**WRITTEN TASK:**
Extract the records below word for word and ignore the images.

= = = = = = =

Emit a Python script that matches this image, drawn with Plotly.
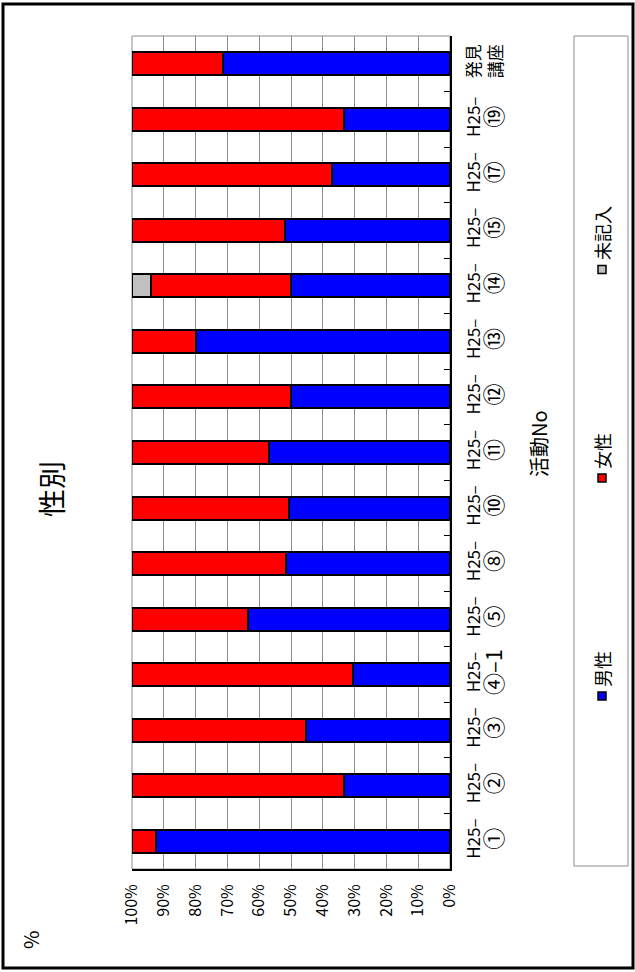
import plotly.graph_objects as go

# Activity numbers (bottom to top) and share of respondents by gender (%)
categories = ["H25-①", "H25-②", "H25-③", "H25-④-1", "H25-⑤",
              "H25-⑧", "H25-⑩", "H25-⑪", "H25-⑫", "H25-⑬",
              "H25-⑭", "H25-⑮", "H25-⑰", "H25-⑲", "発見講座"]
male = [92.4, 33.2, 45.2, 30.6, 63.5, 51.5, 50.7, 56.9, 50.0, 80.0, 50.0, 52.0, 37.0, 33.3, 71.3]
female = [7.6, 66.8, 54.8, 69.4, 36.5, 48.5, 49.3, 43.1, 50.0, 20.0, 44.1, 48.0, 63.0, 66.7, 28.7]
unknown = [0, 0, 0, 0, 0, 0, 0, 0, 0, 0, 5.9, 0, 0, 0, 0]
x_ticks = list(range(0, 101, 10))

W, H = 635, 972
L, R, T, B = 132, 450, 36, 869  # plot area in pixels
FONT = "Noto Sans CJK JP, Liberation Sans, sans-serif"


def px(xp):
    return (xp - L) / (R - L)


def py(yp):
    return (B - yp) / (B - T)


def two_line(cat):
    # "H25-⑤" -> "H25–" over a larger circled number
    if cat.startswith("H25-"):
        rest = cat[4:].replace("-", "–")
        return "H25–<br><span style='font-size:22px'>" + rest + "</span>"
    return cat[:2] + "<br>" + cat[2:]


fig = go.Figure()
for name, vals, col in [("男性", male, "#0000FF"), ("女性", female, "#FF0000"),
                        ("未記入", unknown, "#C0C0C0")]:
    fig.add_trace(go.Bar(
        y=categories, x=vals, name=name, orientation="h",
        marker=dict(color=col, line=dict(color="black", width=2)),
        showlegend=False,
    ))

fig.update_layout(
    width=W, height=H,
    margin=dict(l=L, r=W - R, t=T, b=H - B, pad=0),
    paper_bgcolor="white", plot_bgcolor="white",
    barmode="stack", bargap=0.585,
    font=dict(family=FONT, color="black", size=16),
)
fig.update_xaxes(
    range=[100, 0], tickvals=x_ticks, ticktext=[f"{v}%" for v in x_ticks],
    tickangle=-90, showgrid=True, gridcolor="#8c8c8c", gridwidth=1,
    showline=True, linecolor="black", linewidth=1.5,
    ticks="", tickfont=dict(size=16), ticklabelstandoff=7, zeroline=False,
)
fig.update_yaxes(
    type="category", categoryorder="array", categoryarray=categories,
    tickvals=categories, ticktext=[two_line(c) for c in categories],
    side="right", tickangle=-90, showline=True, linecolor="black", linewidth=1.5,
    ticks="inside", tickson="boundaries", ticklen=6, tickcolor="black",
    showgrid=False, tickfont=dict(size=17), ticklabelstandoff=8,
)

shapes = [
    # plot frame (top/left edges in gray)
    dict(type="rect", xref="paper", yref="paper", x0=0, x1=1, y0=0, y1=1,
         line=dict(color="#8c8c8c", width=1), layer="below"),
    # legend box
    dict(type="rect", xref="paper", yref="paper", x0=px(574), x1=px(628),
         y0=py(866), y1=py(36), line=dict(color="#8c8c8c", width=1)),
    # outer chart border
    dict(type="rect", xref="paper", yref="paper", x0=px(3), x1=px(633),
         y0=py(968), y1=py(4), line=dict(color="black", width=3)),
]

annotations = [
    dict(text="性別", x=px(51), y=py(489), textangle=-90, font=dict(size=28)),
    dict(text="活動No", x=px(538), y=py(444), textangle=-90, font=dict(size=20)),
    dict(text="%", x=px(30), y=py(940), textangle=-90, font=dict(size=20)),
]

# legend entries drawn vertically
legend_items = [("男性", "#0000FF", 675), ("女性", "#FF0000", 457), ("未記入", "#C0C0C0", 239)]
for label, col, cy in legend_items:
    n = len(label)
    half = (n * 19 + 12) / 2
    sq_bottom = cy + half
    shapes.append(dict(type="rect", xref="paper", yref="paper",
                       x0=px(598), x1=px(606), y0=py(sq_bottom), y1=py(sq_bottom - 8),
                       fillcolor=col, line=dict(color="black", width=1.5)))
    annotations.append(dict(text=label, x=px(602), y=py(cy - 6), textangle=-90,
                            font=dict(size=18)))

for a in annotations:
    a.update(xref="paper", yref="paper", showarrow=False,
             xanchor="center", yanchor="middle")

fig.update_layout(shapes=shapes, annotations=annotations)
fig.write_html("out.html")
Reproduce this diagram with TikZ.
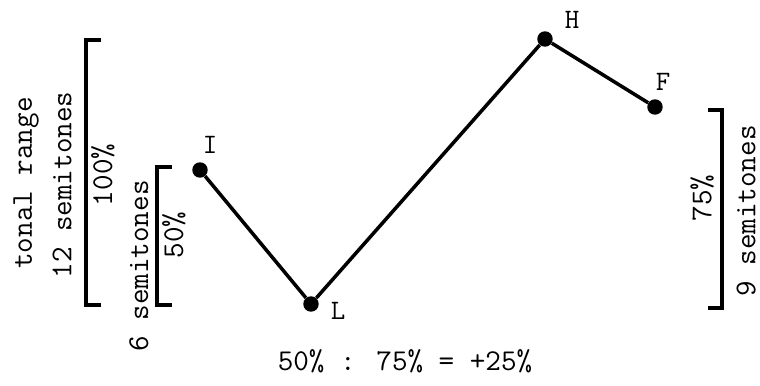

= = = = = = =

**OUTPUT FOR THIS EXERCISE:**
Emit a Python script that matches this image, drawn with Plotly.
import plotly.graph_objects as go

# Activity numbers (bottom to top) and share of respondents by gender (%)
categories = ["H25-①", "H25-②", "H25-③", "H25-④-1", "H25-⑤",
              "H25-⑧", "H25-⑩", "H25-⑪", "H25-⑫", "H25-⑬",
              "H25-⑭", "H25-⑮", "H25-⑰", "H25-⑲", "発見講座"]
male = [92.4, 33.2, 45.2, 30.6, 63.5, 51.5, 50.7, 56.9, 50.0, 80.0, 50.0, 52.0, 37.0, 33.3, 71.3]
female = [7.6, 66.8, 54.8, 69.4, 36.5, 48.5, 49.3, 43.1, 50.0, 20.0, 44.1, 48.0, 63.0, 66.7, 28.7]
unknown = [0, 0, 0, 0, 0, 0, 0, 0, 0, 0, 5.9, 0, 0, 0, 0]
x_ticks = list(range(0, 101, 10))

W, H = 635, 972
L, R, T, B = 132, 450, 36, 869  # plot area in pixels
FONT = "Noto Sans CJK JP, Liberation Sans, sans-serif"


def px(xp):
    return (xp - L) / (R - L)


def py(yp):
    return (B - yp) / (B - T)


def two_line(cat):
    # "H25-⑤" -> "H25–" over a larger circled number
    if cat.startswith("H25-"):
        rest = cat[4:].replace("-", "–")
        return "H25–<br><span style='font-size:22px'>" + rest + "</span>"
    return cat[:2] + "<br>" + cat[2:]


fig = go.Figure()
for name, vals, col in [("男性", male, "#0000FF"), ("女性", female, "#FF0000"),
                        ("未記入", unknown, "#C0C0C0")]:
    fig.add_trace(go.Bar(
        y=categories, x=vals, name=name, orientation="h",
        marker=dict(color=col, line=dict(color="black", width=2)),
        showlegend=False,
    ))

fig.update_layout(
    width=W, height=H,
    margin=dict(l=L, r=W - R, t=T, b=H - B, pad=0),
    paper_bgcolor="white", plot_bgcolor="white",
    barmode="stack", bargap=0.585,
    font=dict(family=FONT, color="black", size=16),
)
fig.update_xaxes(
    range=[100, 0], tickvals=x_ticks, ticktext=[f"{v}%" for v in x_ticks],
    tickangle=-90, showgrid=True, gridcolor="#8c8c8c", gridwidth=1,
    showline=True, linecolor="black", linewidth=1.5,
    ticks="", tickfont=dict(size=16), ticklabelstandoff=7, zeroline=False,
)
fig.update_yaxes(
    type="category", categoryorder="array", categoryarray=categories,
    tickvals=categories, ticktext=[two_line(c) for c in categories],
    side="right", tickangle=-90, showline=True, linecolor="black", linewidth=1.5,
    ticks="inside", tickson="boundaries", ticklen=6, tickcolor="black",
    showgrid=False, tickfont=dict(size=17), ticklabelstandoff=8,
)

shapes = [
    # plot frame (top/left edges in gray)
    dict(type="rect", xref="paper", yref="paper", x0=0, x1=1, y0=0, y1=1,
         line=dict(color="#8c8c8c", width=1), layer="below"),
    # legend box
    dict(type="rect", xref="paper", yref="paper", x0=px(574), x1=px(628),
         y0=py(866), y1=py(36), line=dict(color="#8c8c8c", width=1)),
    # outer chart border
    dict(type="rect", xref="paper", yref="paper", x0=px(3), x1=px(633),
         y0=py(968), y1=py(4), line=dict(color="black", width=3)),
]

annotations = [
    dict(text="性別", x=px(51), y=py(489), textangle=-90, font=dict(size=28)),
    dict(text="活動No", x=px(538), y=py(444), textangle=-90, font=dict(size=20)),
    dict(text="%", x=px(30), y=py(940), textangle=-90, font=dict(size=20)),
]

# legend entries drawn vertically
legend_items = [("男性", "#0000FF", 675), ("女性", "#FF0000", 457), ("未記入", "#C0C0C0", 239)]
for label, col, cy in legend_items:
    n = len(label)
    half = (n * 19 + 12) / 2
    sq_bottom = cy + half
    shapes.append(dict(type="rect", xref="paper", yref="paper",
                       x0=px(598), x1=px(606), y0=py(sq_bottom), y1=py(sq_bottom - 8),
                       fillcolor=col, line=dict(color="black", width=1.5)))
    annotations.append(dict(text=label, x=px(602), y=py(cy - 6), textangle=-90,
                            font=dict(size=18)))

for a in annotations:
    a.update(xref="paper", yref="paper", showarrow=False,
             xanchor="center", yanchor="middle")

fig.update_layout(shapes=shapes, annotations=annotations)
fig.write_html("out.html")
Reproduce this diagram with TikZ.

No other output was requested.